Cong MP retracts statement on bribing judge

Thiruvananthapuram: Under pressure from his party over his 'anti-judiciary' remark, Congress MP K Sudhakaran retracted his earlier statement that he was witness to a Supreme Court judge being bribed in a bar licence case years back.

In a somersault, Sudhakaran told a television channel that he had not seen the judge taking bribe, but had definite information that the money was given to a judge by bar owners to get a favourable decision in the bar licence case.

However, television footage of his Kottarakkara speech telecast by channels last week showed him saying that he was witness to an apex court judge taking bribe.

Cong MP retracts his statement on bribing judge

K Sudhakaran had said that he was witness to a Supreme Court judge taking bribe.

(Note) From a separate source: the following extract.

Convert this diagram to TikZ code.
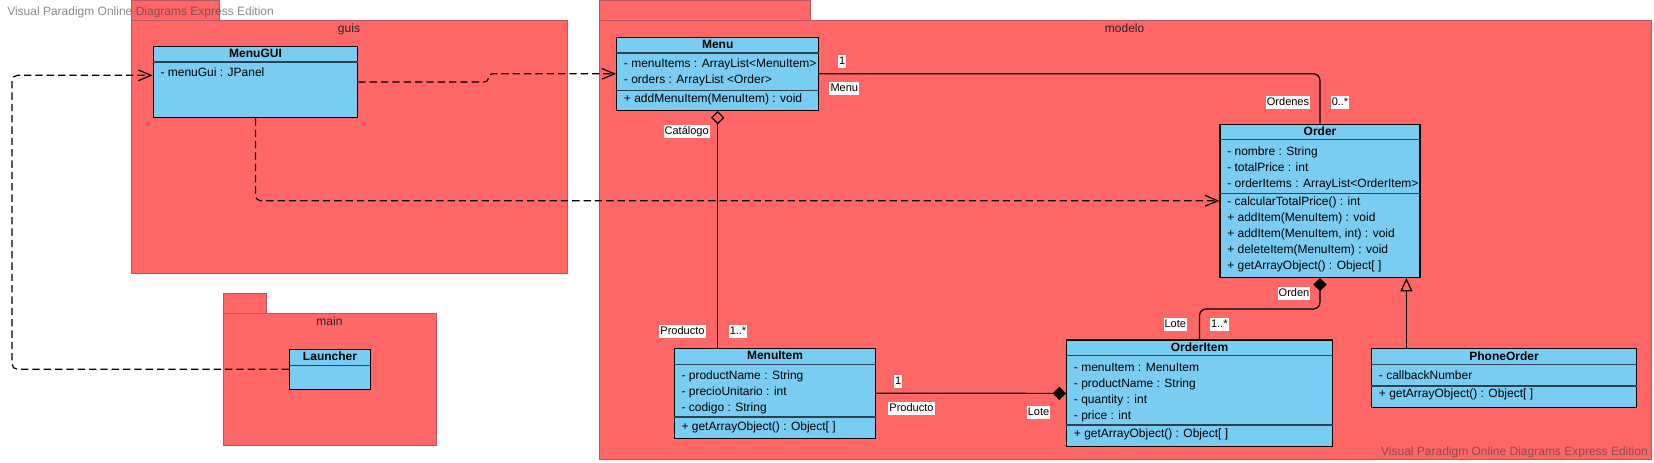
\documentclass[tikz,border=0pt]{standalone}
\usepackage{fontspec}
\setmainfont{Liberation Sans}
\usetikzlibrary{arrows.meta,fit}

\definecolor{pkgred}{RGB}{255,102,102}
\definecolor{pkgline}{RGB}{190,85,100}
\definecolor{clsblue}{RGB}{122,205,242}
\definecolor{sepline}{RGB}{45,65,80}

\begin{document}
\begin{tikzpicture}[x=0.75pt, y=-0.75pt, font=\fontsize{9}{11}\selectfont,
    pkg/.style={draw=pkgline, fill=pkgred, line width=0.6pt, inner sep=0},
    pkgname/.style={inner sep=0, text=black!85},
    cls/.style={draw=black, fill=clsblue, line width=1pt, inner sep=0},
    sepl/.style={draw=sepline, line width=1.2pt},
    cname/.style={font=\fontsize{9}{11}\selectfont\bfseries, inner sep=0, text height=7pt, text depth=2pt},
    member/.style={anchor=west, inner sep=0, text height=7pt, text depth=2pt},
    lbl/.style={fill=white, inner sep=0.8pt, font=\fontsize{8.25}{10}\selectfont, text height=6.2pt, text depth=1.8pt},
    dep/.style={line width=0.9pt, dash pattern=on 5.5pt off 3pt, -{Straight Barb[length=9.5pt, width=8pt]}},
    assoc/.style={line width=0.9pt, rounded corners=5pt},
    wmark/.style={text=black!76, text opacity=0.6, inner sep=0}]

\useasboundingbox (0,0) rectangle (1654,462);

% packages
\node[pkg, fit={(131,0.5) (219,20.3)}] (guis-tab) {};
\node[pkg, fit={(131,20.3) (567.7,273.3)}] (guis) {};
\node[pkgname] (guis-name) at (349,29.3) {guis};
\node[pkg, fit={(223.5,293.3) (266.7,313.3)}] (main-tab) {};
\node[pkg, fit={(223.5,313.3) (436.6,445.3)}] (main) {};
\node[pkgname] (main-name) at (329.5,321.7) {main};
\node[pkg, fit={(599,0.5) (810,20.3)}] (modelo-tab) {};
\node[pkg, fit={(599,20.3) (1651,459)}] (modelo) {};
\node[pkgname] (modelo-name) at (1124.6,28.7) {modelo};

% watermarks
\node[wmark, anchor=west] (wm-top) at (7,12) {Visual Paradigm Online Diagrams Express Edition};
\node[wmark, anchor=east] (wm-bottom) at (1648,452.7) {Visual Paradigm Online Diagrams Express Edition};

% MenuGUI
\node[cls, fit={(153.3,46.3) (357.7,117.7)}] (menugui) {};
\node[cname] (menugui-n) at (255.5,54.5) {MenuGUI};
\draw[sepl] ([yshift=-12.3pt]menugui.north west) -- ([yshift=-12.3pt]menugui.north east);
\node[member] (menugui-a0) at (160.3,73.5) {- menuGui : JPanel};

% Launcher
\node[cls, fit={(289.7,349.3) (370.4,389.3)}] (launcher) {};
\node[cname] (launcher-n) at (330,357.5) {Launcher};
\draw[sepl] ([yshift=-12.5pt]launcher.north west) -- ([yshift=-12.5pt]launcher.north east);

% Menu
\node[cls, fit={(616.7,37.3) (818.7,110.3)}] (menu) {};
\node[cname] (menu-n) at (717.7,45.5) {Menu};
\draw[sepl] ([yshift=-12.4pt]menu.north west) -- ([yshift=-12.4pt]menu.north east);
\draw[sepl] ([yshift=-40.3pt]menu.north west) -- ([yshift=-40.3pt]menu.north east);
\foreach \t [count=\i from 0] in {{- menuItems : ArrayList<MenuItem>}, {- orders : ArrayList <Order>}}
  \node[member] (menu-a\i) at (623.7,{64.5+16*\i}) {\t};
\node[member] (menu-o0) at (623.7,99) {+ addMenuItem(MenuItem) : void};

% Order
\node[cls, fit={(1220,124.3) (1420,277.3)}] (order) {};
\node[cname] (order-n) at (1320,132.5) {Order};
\draw[sepl] ([yshift=-12pt]order.north west) -- ([yshift=-12pt]order.north east);
\draw[sepl] ([yshift=-52.3pt]order.north west) -- ([yshift=-52.3pt]order.north east);
\foreach \t [count=\i from 0] in {{- nombre : String}, {- totalPrice : int}, {- orderItems : ArrayList<OrderItem>}}
  \node[member] (order-a\i) at (1227,{152+16*\i}) {\t};
\foreach \t [count=\i from 0] in {{- calcularTotalPrice() : int}, {+ addItem(MenuItem) : void},
    {+ addItem(MenuItem, int) : void}, {+ deleteItem(MenuItem) : void}, {+ getArrayObject() : Object[ ]}}
  \node[member] (order-o\i) at (1227,{202+16*\i}) {\t};

% MenuItem
\node[cls, fit={(674.3,348.3) (875.7,438.3)}] (menuitem) {};
\node[cname] (menuitem-n) at (775,356.5) {MenuItem};
\draw[sepl] ([yshift=-12.5pt]menuitem.north west) -- ([yshift=-12.5pt]menuitem.north east);
\draw[sepl] ([yshift=-52pt]menuitem.north west) -- ([yshift=-52pt]menuitem.north east);
\foreach \t [count=\i from 0] in {{- productName : String}, {- precioUnitario : int}, {- codigo : String}}
  \node[member] (menuitem-a\i) at (681.3,{376+16*\i}) {\t};
\node[member] (menuitem-o0) at (681.3,426.7) {+ getArrayObject() : Object[ ]};

% OrderItem
\node[cls, fit={(1066.7,340) (1332.3,446.7)}] (orderitem) {};
\node[cname] (orderitem-n) at (1199.5,348) {OrderItem};
\draw[sepl] ([yshift=-12pt]orderitem.north west) -- ([yshift=-12pt]orderitem.north east);
\draw[sepl] ([yshift=-64.3pt]orderitem.north west) -- ([yshift=-64.3pt]orderitem.north east);
\foreach \t [count=\i from 0] in {{- menuItem : MenuItem}, {- productName : String}, {- quantity : int}, {- price : int}}
  \node[member] (orderitem-a\i) at (1073.7,{367.7+16*\i}) {\t};
\node[member] (orderitem-o0) at (1073.7,434) {+ getArrayObject() : Object[ ]};

% PhoneOrder
\node[cls, fit={(1371.7,348.7) (1636.7,407.7)}] (phoneorder) {};
\node[cname] (phoneorder-n) at (1504,356.7) {PhoneOrder};
\draw[sepl] ([yshift=-12.2pt]phoneorder.north west) -- ([yshift=-12.2pt]phoneorder.north east);
\draw[sepl] ([yshift=-28.5pt]phoneorder.north west) -- ([yshift=-28.5pt]phoneorder.north east);
\node[member] (phoneorder-a0) at (1378.7,376) {- callbackNumber};
\node[member] (phoneorder-o0) at (1378.7,394.3) {+ getArrayObject() : Object[ ]};

% dependencies
\draw[dep, rounded corners=4pt] (launcher.west) -- ++(-277,0) |- ([yshift=5pt]menugui.west);
\draw[dep, rounded corners=3pt] (menugui.east) -- ++(130,0) |- (menu.west);
\draw[dep, rounded corners=4pt] (menugui.south) |- (order.west);

% associations
\draw[assoc] (menu.east) -| (order.north);
\draw[assoc, {Diamond[open, length=10pt, width=10pt]}-] (menu.south) -- (menuitem.north -| menu.south);
\draw[assoc, -{Diamond[length=10pt, width=10pt]}] (menuitem.east) -- (orderitem.west);
\draw[assoc, {Diamond[length=10pt, width=10pt]}-] (order.south) -- ++(0,31) -| (orderitem.north);
\coordinate (gentop) at ([xshift=-10.7pt]order.south east);
\draw[assoc, -{Triangle[open, length=10pt, width=9pt]}] (phoneorder.north -| gentop) -- (gentop);

% labels
\node[lbl] (l-menu1) at (842.3,61.7) {1};
\node[lbl] (l-menu) at (844.3,88.3) {Menu};
\node[lbl] (l-ordenes) at (1288,102.3) {Ordenes};
\node[lbl] (l-ordenes0) at (1340,102.3) {0..*};
\node[lbl] (l-catalogo) at (686.7,131.7) {Catálogo};
\node[lbl] (l-producto1) at (682.5,331.7) {Producto};
\node[lbl] (l-menuitem1) at (738,331.7) {1..*};
\node[lbl] (l-prod1) at (898.3,381.3) {1};
\node[lbl] (l-producto2) at (911.5,408.3) {Producto};
\node[lbl] (l-lote1) at (1038.5,412.7) {Lote};
\node[lbl] (l-orden) at (1294,293.3) {Orden};
\node[lbl] (l-lote2) at (1175.3,324.3) {Lote};
\node[lbl] (l-orderitem1) at (1219.3,324.3) {1..*};
\end{tikzpicture}
\end{document}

Sudhakaran's statement sparked a raging controversy and he found himself virtually isolated in his own party with Congress leadership distancing from his statement.

Acting on his claim, a case was registered against Sudhakaran in a police station here on the charge of concealing the facts about a wrong-doing he witnessed.

There had been sufficient indications that Sudhakaran was under severe pressure when he stated at a press meet on Thursday that 'my intention was not to attack judiciary, but to express concern over unhealthy trends among certain sections of judicial officers.'

He also said he would be writing to Congress president Sonia Gandhi and Prime Minister Manmohan Singh explaining his position though nobody had so far sought any explanation from him.

Sudhakaran made his controversial speech at a public meeting in Kottarakkara last Saturday where he claimed that he was witness to the bribing of a Supreme Court judge in a bar licence case years back.

Sudhakaran, who represents Kannur in the Lok Sabha, made the claim without naming the judge at a function organised to extend moral support to Kerala Congress-B leader R Balakrishna Pillai, who was recently sentenced to one year imprisonment by the Supreme Court in a corruption case.